The international auto manufacturers association OICA finally got around to publishing its 2010 production statistics by country. Officially still provisional, but don’t expect material change. Publication of the all important by manufacturer part will probably take well into summer, but you, esteemed TTAC reader, are well ahead of the game.
Before we delve into the numbers, some kudos:
J.D. Power had announced last February that the world had quietly left carmageddon behind itself in 2010 and set a new record: 72 million light-vehicles were sold worldwide in 2010, a number never seen before, J.D. Power said. The echo at the time was utter disbelief, the story did not get a single comment on TTAC, and very little traction in the world’s media. Oh, well, good news don’t sell.

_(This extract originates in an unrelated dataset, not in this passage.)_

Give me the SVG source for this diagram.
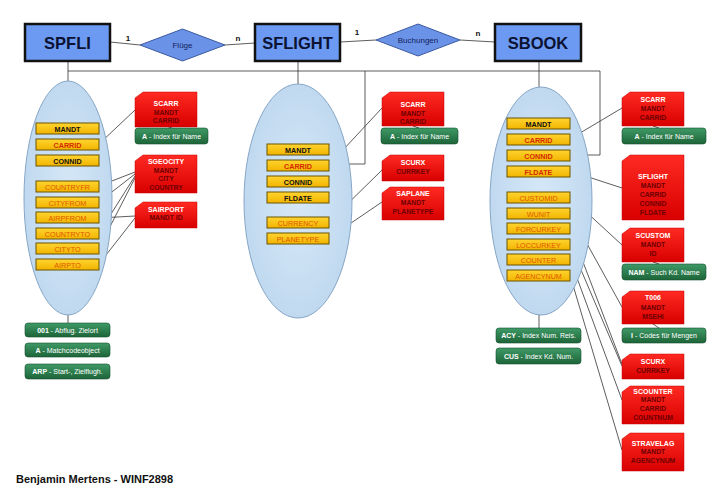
<svg xmlns="http://www.w3.org/2000/svg" width="720" height="498" viewBox="0 0 720 498">
<defs>
<linearGradient id="gRed" x1="0" y1="0" x2="0" y2="1"><stop offset="0" stop-color="#ff2a22"/><stop offset="1" stop-color="#d80000"/></linearGradient>
<linearGradient id="gGreen" x1="0" y1="0" x2="0" y2="1"><stop offset="0" stop-color="#3f9a66"/><stop offset="1" stop-color="#1d6438"/></linearGradient>
<linearGradient id="gAttr" x1="0" y1="0" x2="0" y2="1"><stop offset="0" stop-color="#ffd430"/><stop offset="1" stop-color="#f2b400"/></linearGradient>
<radialGradient id="gEll" cx="0.5" cy="0.5" r="0.6"><stop offset="0" stop-color="#d6e8f7"/><stop offset="1" stop-color="#bcd6ee"/></radialGradient>
</defs>
<style>
text{font-family:"Liberation Sans",Arial,sans-serif}
.ent{fill:#6c9af2;stroke:#111;stroke-width:2.5}
.entt{font-size:16.5px;font-weight:bold;fill:#0b1233;text-anchor:middle}
.dia{fill:#6a93e8;stroke:#3c5aa0;stroke-width:1}
.diat{font-size:8px;fill:#13205a;text-anchor:middle}
.card{font-size:8px;font-weight:bold;fill:#111;text-anchor:middle}
.ell{fill:url(#gEll);stroke:#86a6c6;stroke-width:1}
.at{fill:url(#gAttr);stroke:#6b5500;stroke-width:1}
.att{font-size:7.2px;text-anchor:middle}
.k{font-weight:bold;fill:#111}
.r{font-weight:bold;fill:#d42a00}
.o{fill:#e05800}
.red{fill:url(#gRed);stroke:#c40000;stroke-width:0.5}
.rt{font-size:7px;font-weight:bold;fill:#fff;text-anchor:middle}
.rc{font-size:6.8px;font-weight:bold;fill:#6e0000;text-anchor:middle}
.gr{fill:url(#gGreen);stroke:#155030;stroke-width:0.6}
.gt{font-size:7px;fill:#fff;text-anchor:middle}
.gt tspan.b{font-weight:bold}
.ln{fill:none;stroke:#333;stroke-width:0.8}
.foot{font-size:11px;font-weight:bold;fill:#111}
</style>

<g id="connectors">
<path class="ln" d="M110,42 L140,45 M225,45 L255,43 M340,42 L376,40 M460,40 L495,42"/>
<path class="ln" d="M68,61 V81 M298,61 V84 M539,61 V87 M68,71 H600 V155 H570 M365,71 V164 H329"/>
<path class="ln" d="M68,315 V323 M539,315 V328"/>
<path class="ln" d="M99,144 L135,110 M99,186 L135,172 M99,202 L135,174 M99,233 L135,176 M99,248 L135,178 M99,218 L135,216 M99,264 L135,218"/>
<path class="ln" d="M329,165 L382,108 M329,222 L382,170 M329,238 L382,202"/>
<path class="ln" d="M570,139 L622,108 M570,171 L622,188 M570,197 L622,245 M570,213 L622,307 M570,228 L622,364 M570,244 L622,366 M570,259 L622,400 M570,275 L622,450"/>
<path class="ln" d="M166,126 L172,128 M413,126 L419,128 M653,126 L659,128 M653,262 L659,264 M653,324 L659,328"/>
</g>

<g id="SPFLI"><rect class="ent" x="25" y="24" width="85" height="37"/><text class="entt" x="67.5" y="49">SPFLI</text></g>
<g id="SFLIGHT"><rect class="ent" x="255" y="24" width="85" height="37"/><text class="entt" x="297.5" y="49">SFLIGHT</text></g>
<g id="SBOOK"><rect class="ent" x="495" y="24" width="86" height="37"/><text class="entt" x="538" y="49">SBOOK</text></g>
<g id="Fluege"><polygon class="dia" points="140,45 182.5,29 225,45 182.5,61"/><text class="diat" x="182.5" y="48">Flüge</text></g>
<g id="Buchungen"><polygon class="dia" points="376,40 418,24 460,40 418,56"/><text class="diat" x="418" y="43">Buchungen</text></g>
<g id="cards">
<text class="card" x="128" y="41">1</text><text class="card" x="238" y="41">n</text>
<text class="card" x="357" y="35">1</text><text class="card" x="478" y="36">n</text>
</g>

<g id="ell-spfli"><ellipse class="ell" cx="68" cy="198" rx="44" ry="117"/>
<rect class="at" x="36" y="123" width="63" height="11"/><text class="att k" x="67.5" y="131.5">MANDT</text>
<rect class="at" x="36" y="139" width="63" height="11"/><text class="att r" x="67.5" y="147.5">CARRID</text>
<rect class="at" x="36" y="155" width="63" height="11"/><text class="att k" x="67.5" y="163.5">CONNID</text>
<rect class="at" x="36" y="181" width="63" height="11"/><text class="att o" x="67.5" y="189.5">COUNTRYFR</text>
<rect class="at" x="36" y="197" width="63" height="11"/><text class="att o" x="67.5" y="205.5">CITYFROM</text>
<rect class="at" x="36" y="212" width="63" height="11"/><text class="att o" x="67.5" y="220.5">AIRPFROM</text>
<rect class="at" x="36" y="228" width="63" height="11"/><text class="att o" x="67.5" y="236.5">COUNTRYTO</text>
<rect class="at" x="36" y="243" width="63" height="11"/><text class="att o" x="67.5" y="251.5">CITYTO</text>
<rect class="at" x="36" y="259" width="63" height="11"/><text class="att o" x="67.5" y="267.5">AIRPTO</text>
</g>

<g id="ell-sflight"><ellipse class="ell" cx="298" cy="201" rx="54" ry="117"/>
<rect class="at" x="267" y="144" width="62" height="11"/><text class="att k" x="298" y="152.5">MANDT</text>
<rect class="at" x="267" y="160" width="62" height="11"/><text class="att r" x="298" y="168.5">CARRID</text>
<rect class="at" x="267" y="176" width="62" height="11"/><text class="att k" x="298" y="184.5">CONNID</text>
<rect class="at" x="267" y="192" width="62" height="11"/><text class="att k" x="298" y="200.5">FLDATE</text>
<rect class="at" x="267" y="217" width="62" height="11"/><text class="att o" x="298" y="225.5">CURRENCY</text>
<rect class="at" x="267" y="233" width="62" height="11"/><text class="att o" x="298" y="241.5">PLANETYPE</text>
</g>

<g id="ell-sbook"><ellipse class="ell" cx="541" cy="201" rx="51" ry="114"/>
<rect class="at" x="507" y="118" width="63" height="11"/><text class="att k" x="538.5" y="126.5">MANDT</text>
<rect class="at" x="507" y="134" width="63" height="11"/><text class="att r" x="538.5" y="142.5">CARRID</text>
<rect class="at" x="507" y="150" width="63" height="11"/><text class="att r" x="538.5" y="158.5">CONNID</text>
<rect class="at" x="507" y="166" width="63" height="11"/><text class="att r" x="538.5" y="174.5">FLDATE</text>
<rect class="at" x="507" y="192" width="63" height="11"/><text class="att o" x="538.5" y="200.5">CUSTOMID</text>
<rect class="at" x="507" y="208" width="63" height="11"/><text class="att o" x="538.5" y="216.5">WUNIT</text>
<rect class="at" x="507" y="223" width="63" height="11"/><text class="att o" x="538.5" y="231.5">FORCURKEY</text>
<rect class="at" x="507" y="239" width="63" height="11"/><text class="att o" x="538.5" y="247.5">LOCCURKEY</text>
<rect class="at" x="507" y="254" width="63" height="11"/><text class="att o" x="538.5" y="262.5">COUNTER</text>
<rect class="at" x="507" y="270" width="63" height="11"/><text class="att o" x="538.5" y="278.5">AGENCYNUM</text>
</g>

<g id="scarr1"><path class="red" d="M143,92 H197 V127 H135 V98 Z"/><text class="rt" x="166" y="105.5">SCARR</text><text class="rc" x="166" y="114.5">MANDT</text><text class="rc" x="166" y="123">CARRID</text></g>
<g id="idx-a1"><rect class="gr" x="135" y="128" width="73" height="16" rx="3"/><text class="gt" x="171.5" y="138.5"><tspan class="b">A</tspan> - Index für Name</text></g>
<g id="sgeocity"><path class="red" d="M143,155 H197 V193 H135 V161 Z"/><text class="rt" x="166" y="163.5">SGEOCITY</text><text class="rc" x="166" y="172.5">MANDT</text><text class="rc" x="166" y="180.5">CITY</text><text class="rc" x="166" y="189.5">COUNTRY</text></g>
<g id="sairport"><path class="red" d="M143,202 H197 V228 H135 V208 Z"/><text class="rt" x="166" y="211.5">SAIRPORT</text><text class="rc" x="166" y="219.5">MANDT ID</text></g>
<g id="idx-001"><rect class="gr" x="25" y="323" width="85" height="14" rx="3"/><text class="gt" x="67.5" y="332.5"><tspan class="b">001</tspan> - Abflug. Zielort</text></g>
<g id="idx-a-mc"><rect class="gr" x="25" y="343" width="85" height="14" rx="3"/><text class="gt" x="67.5" y="352.5"><tspan class="b">A</tspan> - Matchcodeobject</text></g>
<g id="idx-arp"><rect class="gr" x="25" y="364" width="85" height="15" rx="3"/><text class="gt" x="67.5" y="374"><tspan class="b">ARP</tspan> - Start-, Zielflugh.</text></g>

<g id="scarr2"><path class="red" d="M390,92 H444 V126 H382 V98 Z"/><text class="rt" x="413" y="106.5">SCARR</text><text class="rc" x="413" y="115.5">MANDT</text><text class="rc" x="413" y="123.5">CARRID</text></g>
<g id="idx-a2"><rect class="gr" x="381" y="128" width="77" height="16" rx="3"/><text class="gt" x="419.5" y="138.5"><tspan class="b">A</tspan> - Index für Name</text></g>
<g id="scurx1"><path class="red" d="M390,155 H444 V181 H382 V161 Z"/><text class="rt" x="413" y="164.5">SCURX</text><text class="rc" x="413" y="173.5">CURRKEY</text></g>
<g id="saplane"><path class="red" d="M390,187 H444 V220 H382 V193 Z"/><text class="rt" x="413" y="195.5">SAPLANE</text><text class="rc" x="413" y="204.5">MANDT</text><text class="rc" x="413" y="213.5">PLANETYPE</text></g>

<g id="scarr3"><path class="red" d="M630,92 H684 V126 H622 V98 Z"/><text class="rt" x="653" y="101.5">SCARR</text><text class="rc" x="653" y="110.5">MANDT</text><text class="rc" x="653" y="119.5">CARRID</text></g>
<g id="idx-a3"><rect class="gr" x="622" y="128" width="84" height="16" rx="3"/><text class="gt" x="664" y="138.5"><tspan class="b">A</tspan> - Index für Name</text></g>
<g id="sflight-r"><path class="red" d="M630,155 H684 V220 H622 V161 Z"/><text class="rt" x="653" y="178.5">SFLIGHT</text><text class="rc" x="653" y="187.5">MANDT</text><text class="rc" x="653" y="196.5">CARRID</text><text class="rc" x="653" y="205.5">CONNID</text><text class="rc" x="653" y="214.5">FLDATE</text></g>
<g id="scustom"><path class="red" d="M630,228 H684 V262 H622 V234 Z"/><text class="rt" x="653" y="237.5">SCUSTOM</text><text class="rc" x="653" y="246.5">MANDT</text><text class="rc" x="653" y="255.5">ID</text></g>
<g id="idx-nam"><rect class="gr" x="622" y="264" width="84" height="16" rx="3"/><text class="gt" x="664" y="274.5"><tspan class="b">NAM</tspan> - Such Kd. Name</text></g>
<g id="t006"><path class="red" d="M630,291 H684 V324 H622 V297 Z"/><text class="rt" x="653" y="299.5">T006</text><text class="rc" x="653" y="309.5">MANDT</text><text class="rc" x="653" y="318.5">MSEHI</text></g>
<g id="idx-i"><rect class="gr" x="622" y="328" width="84" height="15" rx="3"/><text class="gt" x="664" y="338"><tspan class="b">I</tspan> - Codes für Mengen</text></g>
<g id="scurx2"><path class="red" d="M630,354 H684 V379 H622 V360 Z"/><text class="rt" x="653" y="363.5">SCURX</text><text class="rc" x="653" y="372.5">CURRKEY</text></g>
<g id="scounter"><path class="red" d="M630,386 H684 V424 H622 V392 Z"/><text class="rt" x="653" y="393.5">SCOUNTER</text><text class="rc" x="653" y="401.5">MANDT</text><text class="rc" x="653" y="410.5">CARRID</text><text class="rc" x="653" y="419.5">COUNTNUM</text></g>
<g id="stravelag"><path class="red" d="M630,433 H684 V471 H622 V439 Z"/><text class="rt" x="653" y="445.5">STRAVELAG</text><text class="rc" x="653" y="453.5">MANDT</text><text class="rc" x="653" y="462.5">AGENCYNUM</text></g>
<g id="idx-acy"><rect class="gr" x="496" y="328" width="85" height="15" rx="3"/><text class="gt" x="538.5" y="338"><tspan class="b">ACY</tspan> - Index Num. Reis.</text></g>
<g id="idx-cus"><rect class="gr" x="496" y="348" width="85" height="16" rx="3"/><text class="gt" x="538.5" y="358.5"><tspan class="b">CUS</tspan> - Index Kd. Num.</text></g>

<g id="footer"><text class="foot" x="16" y="483">Benjamin Mertens - WINF2898</text></g>
</svg>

The 2010 OICA list bears J.D. Power’s observation out. OICA lists a total production of all motor vehicles, including commercial, of 77.6 million. A solid 25.8 percent jump from 2009. In the world according to OICA, a motorvehicle is anything with an engine that has four wheels or more and does not run on rails (or flies, but they don’t say that.)
The “light vehicle” count is an American invention. It encompasses cars, pick-ups, vans, SUVs etc, everything except heavy trucks and busses. 72 million light vehicles from J.D. Power and 77.6 million total units from OICA leave room for 5.2 million heavy trucks and busses, sounds about right. My usual remark at this point: In absence of a true light vehicle count, ALWAYS use the total vehicle count. NEVER use the car or passenger vehicle count. 72 or 77.6 million don’t make a big difference. 58 million “cars” made world-wide and more than 70 million light vehicles do make a difference – unless you are a total moron.
Speaking of which, I fully expect the Associated Press to announce today that the United States has produced fewer cars than places like India, Brazil or South Korea. It sure did, check the table: 2.7 million “cars” were made in the U.S. in 2010. In addition to 5 million “commercial” vehicles. But AP continues to ignore those when writing about China, so I expect that they give the U.S. equal treatment. Fair is fair. Why am I not holding my breath?
Of all the lists, this is the list I like the most. I don’t (well …) really care how many cars a country buys. The true measure of the strength of a national industry is how many cars it makes and sells, be it at home or in Timbuktu.
China rules this list with 18.3 million units made. Nearly twice as many as the runner-up, Japan, did produce. Third on the podium, the U.S.A. Nearly all countries on this list recorded gains, some breathtaking. Only five, not really consequential markets, show losses.